Rai did not reply to phone calls and a text message seeking his comments on Raja’s allegations.
“Rai continued to skirt constructive discussion on the matter and kept wailing about ‘spectrum auction’. It would perhaps have been in the public’s better interest to investigate Rai’s motivation to rush into this ‘hunt’ almost blatantly ignoring decisions and recommendations of TRAI, the Union Cabinet and Telecom Commission!” Raja writes in the book.
Shortly after his acquittal on December 21, Raja said “the presumptive loss” theory in the CAG report was “cooked-up”. The presumptive loss refers to a figure of Rs 1.76 lakh crore that the CAG said was potentially because 2G spectrum was not auctioned.
ON CAG’S MANDATE
Raja questions how the CAG took inputs from the Central Bureau of Investigation (CBI), which was conducting a criminal probe into the allocations, for its report. “Where is the sanctity of articles of responsibility and separation of duties between CVC (Central Vigilance Commission), CBI and CAG – 3Cs as Rai dubs them in his book?”

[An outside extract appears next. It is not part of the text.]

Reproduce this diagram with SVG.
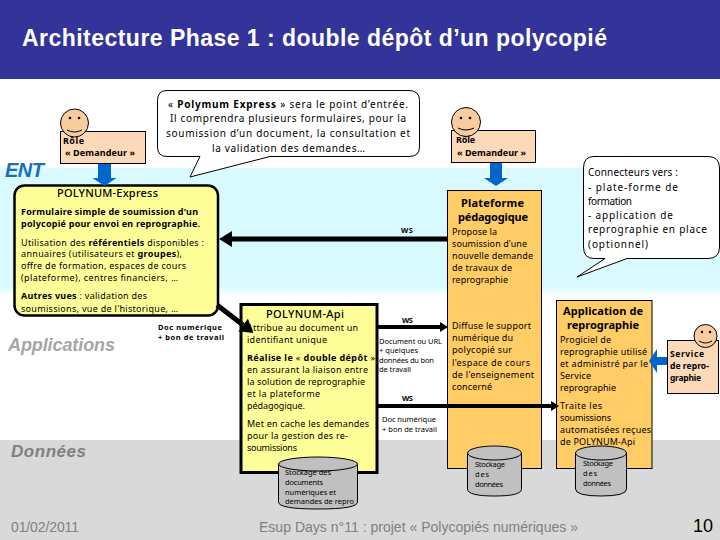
<svg xmlns="http://www.w3.org/2000/svg" width="720" height="540" viewBox="0 0 720 540">
<style>
text{font-family:"Noto Sans","DejaVu Sans",sans-serif;fill:#000}
.t{font-size:9px}
.c{font-size:10px}
.l{font-size:7.5px}
.s{font-size:7.5px}
.sv{font-size:8.5px;font-weight:700}
.h{font-size:11px;font-weight:700}
.n{font-size:11px;font-weight:500}
.b{font-weight:700}
.zone{font-family:"Liberation Sans",Arial,sans-serif;font-weight:700;font-style:italic}
.foot{font-family:"Liberation Sans",Arial,sans-serif;font-size:14px;fill:#808080}
.orange{fill:#ffcc66;stroke:#000;stroke-width:1}
.yellow{fill:#ffff99;stroke:#000}
.role{fill:#fcd9b9;stroke:#000;stroke-width:1}
.face{fill:#f9cc9d;stroke:#000;stroke-width:1}
.mouth{fill:none;stroke:#000;stroke-width:1}
.cyl{fill:#c0c0c0;stroke:#000;stroke-width:1}
.bubble{fill:#fff;stroke:#000;stroke-width:1}
.ws{fill:none;stroke:#000}
.up{fill:none;stroke:#0066cc}
</style>
<defs>
<linearGradient id="fade" x1="0" y1="0" x2="0" y2="1"><stop offset="0" stop-color="#d9fbff"/><stop offset="0.93" stop-color="#d9fbff"/><stop offset="1" stop-color="#fff"/></linearGradient>
<marker id="head" markerUnits="userSpaceOnUse" markerWidth="16" markerHeight="18" refX="0" refY="9" orient="auto"><path d="M0 1L13 9L0 17Z" fill="#000"/></marker>
<marker id="smallhead" markerUnits="userSpaceOnUse" markerWidth="9" markerHeight="10" refX="0" refY="5" orient="auto"><path d="M0 0L8 5L0 10Z" fill="#000"/></marker>
<marker id="bluehead" markerUnits="userSpaceOnUse" markerWidth="10" markerHeight="26" refX="0" refY="13" orient="auto"><path d="M0 1L8 13L0 25Z" fill="#0066cc"/></marker>
</defs>

<g id="background">
<rect width="720" height="540" fill="#fff"/>
<rect width="720" height="79" fill="#333399"/>
<rect y="168" width="720" height="128" fill="url(#fade)"/>
<rect y="440" width="720" height="100" fill="#d9d9d9"/>
<text x="22" y="46" font-size="23" font-weight="700" style="font-family:'Liberation Sans',Arial,sans-serif;fill:#fff" textLength="585">Architecture Phase 1 : double dépôt d’un polycopié</text>
<text class="zone" x="5" y="177" font-size="20" style="fill:#1a6fb8" textLength="39">ENT</text>
<text class="zone" x="8" y="351" font-size="18" style="fill:#a6a6a6" textLength="107">Applications</text>
<text class="zone" x="11" y="457" font-size="17" style="fill:#808080" textLength="75">Données</text>
<text class="foot" x="11" y="532" textLength="68">01/02/2011</text>
<text class="foot" x="259" y="532" textLength="319">Esup Days n°11 : projet « Polycopiés numériques »</text>
<text x="693" y="532" font-size="18" style="font-family:'Liberation Sans',Arial,sans-serif" textLength="20">10</text>
</g>

<g id="role-demandeur-1">
<rect class="role" x="60.500" y="131.500" width="85" height="32"/>
<circle class="face" cx="74.500" cy="123" r="14"/>
<circle cx="70" cy="118" r="1.300"/><circle cx="79" cy="118" r="1.300"/>
<path class="mouth" d="M67 130Q74.500 134 82 130"/>
<text class="t b" x="63" y="144" textLength="21">Rôle</text>
<text class="t b" x="65" y="156" textLength="70">« Demandeur »</text>
</g>

<g id="role-demandeur-2">
<rect class="role" x="451.500" y="130.500" width="84" height="32"/>
<circle class="face" cx="466" cy="122" r="14.500"/>
<circle cx="461" cy="118" r="1.300"/><circle cx="470" cy="118" r="1.300"/>
<path class="mouth" d="M458 128Q466 132 474 128"/>
<text class="t b" x="456" y="143" textLength="19">Rôle</text>
<text class="t b" x="457" y="156" textLength="69">« Demandeur »</text>
</g>

<g id="callout-polymum">
<path class="bubble" d="M167 90.500H409Q419.500 90.500 419.500 100.500V147Q419.500 156.500 409 156.500H270L190 177L200 156.500H167Q157.500 156.500 157.500 147V100.500Q157.500 90.500 167 90.500Z"/>
<text class="c" x="168" y="108" textLength="240">« <tspan class="b">Polymum Express</tspan> » sera le point d’entrée.</text>
<text class="c" x="170" y="122" textLength="236">Il comprendra plusieurs formulaires, pour la</text>
<text class="c" x="166" y="137" textLength="244">soumission d’un document, la consultation et</text>
<text class="c" x="212" y="152" textLength="153">la validation des demandes…</text>
</g>

<g id="callout-connecteurs">
<path class="bubble" d="M594 156.500H708Q719.500 156.500 719.500 168V247Q719.500 258.500 708 258.500H627L577 277L605 258.500H594Q583.500 258.500 583.500 247V168Q583.500 156.500 594 156.500Z"/>
<text class="c" x="588" y="176" textLength="90">Connecteurs vers :</text>
<text class="c" x="588" y="191" textLength="90">- plate-forme de</text>
<text class="c" x="588" y="205" textLength="44">formation</text>
<text class="c" x="588" y="219" textLength="85">- application de</text>
<text class="c" x="588" y="233" textLength="119">reprographie en place</text>
<text class="c" x="588" y="248" textLength="60">(optionnel)</text>
</g>

<g id="polynum-express">
<rect class="yellow" x="14.500" y="185.500" width="203.500" height="130" rx="10" stroke-width="2.500"/>
<text class="n" x="57" y="197" textLength="101">POLYNUM-Express</text>
<text class="t b" x="21" y="215" textLength="177">Formulaire simple de soumission d'un</text>
<text class="t b" x="21" y="227" textLength="179">polycopié pour envoi en reprographie.</text>
<text class="t" x="21" y="245.500" textLength="183">Utilisation des <tspan class="b">référentiels</tspan> disponibles :</text>
<text class="t" x="21" y="257" textLength="161">annuaires (utilisateurs et <tspan class="b">groupes</tspan>),</text>
<text class="t" x="21" y="269" textLength="165">offre de formation, espaces de cours</text>
<text class="t" x="21" y="281" textLength="157">(plateforme), centres financiers, …</text>
<text class="t" x="21" y="299" textLength="126"><tspan class="b">Autres vues</tspan> : validation des</text>
<text class="t" x="21" y="312" textLength="157">soumissions, vue de l'historique, …</text>
</g>

<g id="polynum-api">
<rect class="yellow" x="241" y="304.500" width="136" height="168" stroke-width="3"/>
<text class="n" x="266" y="318" textLength="78">POLYNUM-Api</text>
<text class="t" x="247" y="331" textLength="111">Attribue au document un</text>
<text class="t" x="247" y="343" textLength="80">identifiant unique</text>
<text class="t" x="247" y="361" textLength="128"><tspan class="b">Réalise le</tspan> « <tspan class="b">double dépôt</tspan> »</text>
<text class="t" x="247" y="373" textLength="121">en assurant la liaison entre</text>
<text class="t" x="247" y="385" textLength="118">la solution de reprographie</text>
<text class="t" x="247" y="397" textLength="73">et la plateforme</text>
<text class="t" x="247" y="409" textLength="58">pédagogique.</text>
<text class="t" x="247" y="427" textLength="122">Met en cache les demandes</text>
<text class="t" x="247" y="439" textLength="101">pour la gestion des re-</text>
<text class="t" x="247" y="451" textLength="50">soumissions</text>
</g>

<g id="stockage-api">
<path class="cyl" d="M278.500 464V502Q278.500 509 318 509T357.500 502V464Z"/>
<ellipse class="cyl" cx="318" cy="464" rx="39.500" ry="7"/>
<text class="s" x="285" y="475" textLength="46">Stockage des</text>
<text class="s" x="285" y="485" textLength="38">documents</text>
<text class="s" x="285" y="495" textLength="51">numériques et</text>
<text class="s" x="285" y="504" textLength="69">demandes de repro</text>
</g>

<g id="plateforme">
<rect class="orange" x="447.500" y="190.500" width="94" height="278"/>
<text class="h" x="461" y="207" textLength="63">Plateforme</text>
<text class="h" x="458" y="221" textLength="70">pédagogique</text>
<text class="t" x="452" y="235" textLength="45">Propose la</text>
<text class="t" x="452" y="247" textLength="75">soumission d'une</text>
<text class="t" x="452" y="259" textLength="81">nouvelle demande</text>
<text class="t" x="452" y="271" textLength="60">de travaux de</text>
<text class="t" x="452" y="283" textLength="56">reprographie</text>
<text class="t" x="452" y="329" textLength="79">Diffuse le support</text>
<text class="t" x="452" y="341" textLength="61">numérique du</text>
<text class="t" x="452" y="353" textLength="60">polycopié sur</text>
<text class="t" x="452" y="366" textLength="78">l'espace de cours</text>
<text class="t" x="452" y="378" textLength="82">de l'enseignement</text>
<text class="t" x="452" y="390" textLength="40">concerné</text>
</g>

<g id="stockage-plateforme">
<path class="cyl" d="M467.500 453V489Q467.500 496 494.500 496T521.500 489V453Z"/>
<ellipse class="cyl" cx="494.500" cy="453" rx="27" ry="7"/>
<text class="s" x="475" y="467" textLength="30">Stockage</text>
<text class="s" x="475" y="477" textLength="14">des</text>
<text class="s" x="475" y="487" textLength="28">données</text>
</g>

<g id="application-reprographie">
<rect class="orange" x="556.500" y="300.500" width="95.500" height="168"/>
<text class="h" x="563" y="315" textLength="80">Application de</text>
<text class="h" x="567" y="329" textLength="72">reprographie</text>
<text class="t" x="560" y="343" textLength="51">Progiciel de</text>
<text class="t" x="560" y="355" textLength="87">reprographie utilisé</text>
<text class="t" x="560" y="367" textLength="88">et administré par le</text>
<text class="t" x="560" y="379" textLength="31">Service</text>
<text class="t" x="560" y="391" textLength="56">reprographie</text>
<text class="t" x="560" y="409" textLength="42">Traite les</text>
<text class="t" x="560" y="421" textLength="51">soumissions</text>
<text class="t" x="560" y="433" textLength="91">automatisées reçues</text>
<text class="t" x="560" y="445" textLength="75">de POLYNUM-Api</text>
</g>

<g id="stockage-application">
<path class="cyl" d="M575.500 453V489Q575.500 496 601 496T626.500 489V453Z"/>
<ellipse class="cyl" cx="601" cy="453" rx="25.500" ry="7"/>
<text class="s" x="583" y="466" textLength="30">Stockage</text>
<text class="s" x="583" y="476" textLength="14">des</text>
<text class="s" x="583" y="486" textLength="28">données</text>
</g>

<g id="service-reprographie">
<rect class="role" x="667.500" y="340.500" width="51" height="53"/>
<circle class="face" cx="705.500" cy="336" r="11.500"/>
<circle cx="702" cy="332" r="1.200"/><circle cx="710" cy="332" r="1.200"/>
<path class="mouth" d="M699 341Q705.500 345 712 341"/>
<text class="sv" x="670" y="357" textLength="34">Service</text>
<text class="sv" x="670" y="369" textLength="39">de repro-</text>
<text class="sv" x="670" y="381" textLength="31">graphie</text>
</g>

<g id="connectors">
<path class="up" stroke-width="13" d="M104.500 164V178" marker-end="url(#bluehead)"/>
<path class="up" stroke-width="12" d="M496 163V178" marker-end="url(#bluehead)"/>
<path class="up" stroke-width="8" d="M667 361H657" marker-end="url(#bluehead)"/>
<path class="ws" stroke-width="5" d="M447 239H232" marker-end="url(#head)"/>
<path class="ws" stroke-width="5" d="M217 305L243 325" marker-end="url(#head)"/>
<path class="ws" stroke-width="4" d="M377 327H440" marker-end="url(#smallhead)"/>
<path class="ws" stroke-width="4" d="M377 406H551" marker-end="url(#smallhead)"/>
</g>

<g id="connector-labels">
<text class="l b" x="401" y="233" textLength="12">WS</text>
<text class="l b" x="402" y="323" textLength="11">WS</text>
<text class="l b" x="402" y="401" textLength="11">WS</text>
<text class="l b" x="158" y="330" textLength="64">Doc numérique</text>
<text class="l b" x="158" y="340" textLength="66">+ bon de travail</text>
<text class="l" x="379" y="344" textLength="63">Document ou URL</text>
<text class="l" x="379" y="353" textLength="39">+ quelques</text>
<text class="l" x="379" y="363" textLength="55">données du bon</text>
<text class="l" x="379" y="372" textLength="32">de travail</text>
<text class="l" x="382" y="422" textLength="54">Doc numérique</text>
<text class="l" x="382" y="432" textLength="55">+ bon de travail</text>
</g>
</svg>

Raja writes that the CAG can test present policy and the way it being implemented but “it is not expected to frame an alternative policy”.
“However in the 2G audit CAG Vinod Rai had strong opinions (and perhaps external motivations) against the policies implemented and hence orchestrated the actual investigation, the framing of the report and the media interactions in such a biased manner as to sensationalize the situation and rile up public – and unfortunately as consequence even the Supreme Court,” the book says.
In the preface of the book, Raja states that he completed the manuscript in December 2016 but kept it under wraps to ‘avoid unnecessary criticism and debate from various corners’.
His publisher Narendra Kumar said the former minister started writing when he was in jail after being arrested by the CBI on February 2, 2011.
Raja refuted the CAG report’s claim that DoT did not consult with the ministry of finance on fixation of entry fees for new licensees.
The ex-minister also said that it was a “blatant lie” that a key meeting of the Telecom Commission to discuss applications for licence and pricing of spectrum was postponed from January 9, 2008 to January 15. New licenses were issued on January 10.
Raja states that the January 9 meeting’s agenda was to discuss spectrum usage charges for existing telecom providers. “Entry fee and handling of pending (new) applications were not all at on the agenda,” says Raja who adds that it could be verified even with a cursory reading of Telecom Commission Memo of January 9.
The former telecom minister writes that an exit conference was held on May 20, 2010 between the CAG team and department of telecom (DoT) officers to discuss the audit findings where it was decided that the “word ‘loss’ needs to substituted when mentioning the issue of non-revision of entry-fee (for issuance of licenses) from 2001 to 2008.
Officials from both teams were supposed to meet again for a better understanding of the different issues involved, he says, “but still the follow-up meeting that they (CAG) had promised was never scheduled and Rai chose to ignore these points when releasing his final report.”
He writes: “In spite of all the communication and clarifications from the ministry, CAG also eventually went ahead and obtained some documents directly from CBI thus further compromising the Telecom Ministry’s ability to respond holistically to all the audit findings/allegations. Even the professional courtesy and expected due process of seeking TRAI’s (Telecom Regulatory Authority of India) viewpoint was not observed prior to the release of the CAG report.”